Option 1: Full Wave Rectifier
Step 1: Principle. A junction diode is a one-way device: it passes current only in forward bias. To obtain DC over the whole AC cycle, one diode must take over exactly when the other switches off. This handover is arranged with a centre-tapped transformer feeding two diodes.
Step 2: Components. Secondary of the transformer with a central tap C; upper end A goes to diode \(D_1\); lower end B goes to diode \(D_2\); the free ends of \(D_1\) and \(D_2\) are tied together and taken to the load \(R_L\), whose other end returns to C. Output is read across \(R_L\).
Step 3: Cycle-by-cycle account.
First half of input: A is positive, so \(D_1\) is ON and \(D_2\) is OFF. Path of current: A to \(D_1\) to \(R_L\) to C.
Second half of input: B is positive, so \(D_2\) is ON and \(D_1\) is OFF. Path of current: B to \(D_2\) to \(R_L\) to C.
In both halves the load current enters \(R_L\) from the same terminal, so its direction never reverses.
Step 4: Output waveform. The load therefore carries current during every half cycle in one fixed direction. The result is a unidirectional but pulsating voltage whose ripple frequency is \(2f\), double the mains frequency \(f\). A shunt capacitor filter can flatten this into nearly steady DC.
Step 5: Merit over half wave. Because no half of the input is thrown away, the rectifier efficiency (about \(81.2\%\)) is twice that of a half wave rectifier (about \(40.6\%\)), and the output is easier to smooth.
\[\boxed{D_1 \text{ and } D_2 \text{ conduct in turn} \Rightarrow \text{continuous DC through } R_L}\]
Option 2: Single Slit Diffraction
Step 1: Split the slit. Take a slit of width \(a\). To find the first dark fringe, imagine the slit divided into two equal halves, each of width \(a/2\). Pair every point in the upper half with the point exactly \(a/2\) below it in the lower half.
Step 2: First minimum. Each such pair cancels when its path difference is \(\lambda/2\): \((a/2)\sin\theta = \lambda/2\), which gives \(a\sin\theta = \lambda\).
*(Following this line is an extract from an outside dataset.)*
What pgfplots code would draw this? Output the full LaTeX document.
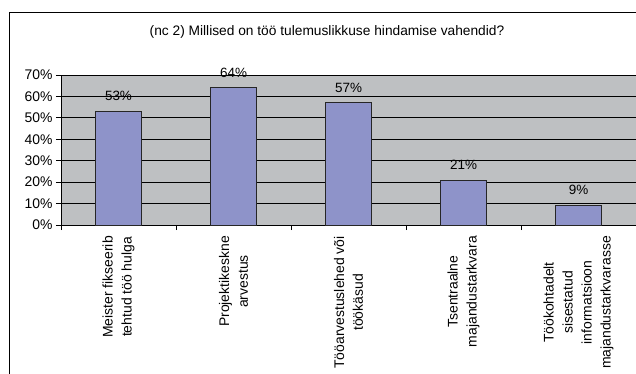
\documentclass[border=0pt]{standalone}
\usepackage{pgfplots}
\pgfplotsset{compat=1.18}
\usepackage{fontspec}
\setmainfont{Liberation Sans}
\definecolor{barfill}{RGB}{142,147,201}
\definecolor{plotbg}{RGB}{190,192,194}
\begin{document}
\begin{tikzpicture}[x=1bp,y=1bp]
\useasboundingbox (0,0) rectangle (636,373);
\clip (0,0) rectangle (636,373);
\fill[white] (0,0) rectangle (636,373);
\draw[black, line width=0.9bp] (9,-20) -- (9,361) -- (700,361);
\node[font=\fontsize{13.8}{15}\selectfont] at (327,341) {(nc 2) Millised on töö tulemuslikkuse hindamise vahendid?};
\begin{axis}[
  at={(61bp,148bp)}, anchor=south west,
  scale only axis, width=575bp, height=150bp,
  xmin=-0.5, xmax=4.5, ymin=0, ymax=70,
  axis background/.style={fill=plotbg},
  axis line style={black, line width=0.8bp},
  axis x line*=bottom, axis y line*=left,
  ybar, bar width=46bp,
  xtick={0,1,2,3,4},
  xticklabels={{Meister fikseerib\\tehtud töö hulga},{Projektikeskne\\arvestus},{Tööarvestuslehed või\\töökäsud},{Tsentraalne\\majandustarkvara},{Töökohtadelt\\sisestatud\\informatsioon\\majandustarkvarasse}},
  x tick label style={rotate=90, anchor=east, align=center, font=\fontsize{14}{19}\selectfont, inner sep=0pt, xshift=-6bp},
  major x tick style={draw=none},
  minor xtick={-0.5,0.5,1.5,2.5,3.5,4.5},
  minor x tick style={black, line width=0.8bp},
  ytick={0,10,...,70},
  yticklabel={\pgfmathprintnumber{\tick}\%},
  y tick label style={font=\fontsize{14}{16}\selectfont, /pgf/number format/assume math mode=true},
  ymajorgrids, grid style={black, line width=0.8bp},
  tick style={black, line width=0.8bp},
  tick align=outside, major tick length=5bp, minor tick length=5bp,
  nodes near coords={\pgfmathprintnumber{\pgfplotspointmeta}\%},
  nodes near coords style={font=\fontsize{13.5}{15}\selectfont, anchor=south, yshift=7bp, /pgf/number format/assume math mode=true},
  clip=false,
]
\addplot[fill=barfill, draw=black!85, line width=0.8bp] coordinates {(0,53) (1,64) (2,57) (3,21) (4,9)};
\end{axis}
\end{tikzpicture}
\end{document}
Dividing the slit into \(2n\) equal strips and pairing them the same way generalises this to the full minima condition
\[a\sin\theta = n\lambda, \quad n = 1, 2, 3, \dots\]
Step 3: Screen position. With slit-screen distance \(D\) and small \(\theta\), \(\sin\theta \approx x_n/D\), so
\[x_n = \frac{n\lambda D}{a}\]
The dark fringes are almost evenly spaced by \(\lambda D/a\).
Step 4: Central maximum. The bright centre is bounded by the two first-order minima (\(n = 1\)) at \(x = \pm\,\lambda D/a\). Hence its width is
\[W = \frac{2\lambda D}{a}\]
which is twice the spacing of the neighbouring fringes.
Step 5: Dependence. Since \(W \propto \lambda\), \(W \propto D\) and \(W \propto 1/a\), a longer wavelength, a larger screen distance, or a narrower slit each widens the central maximum. Conversely, if \(a\) is made very large, \(W \to 0\) and we recover the sharp geometrical shadow of ray optics.
\[\boxed{a\sin\theta = n\lambda, \quad W = \dfrac{2\lambda D}{a}}\]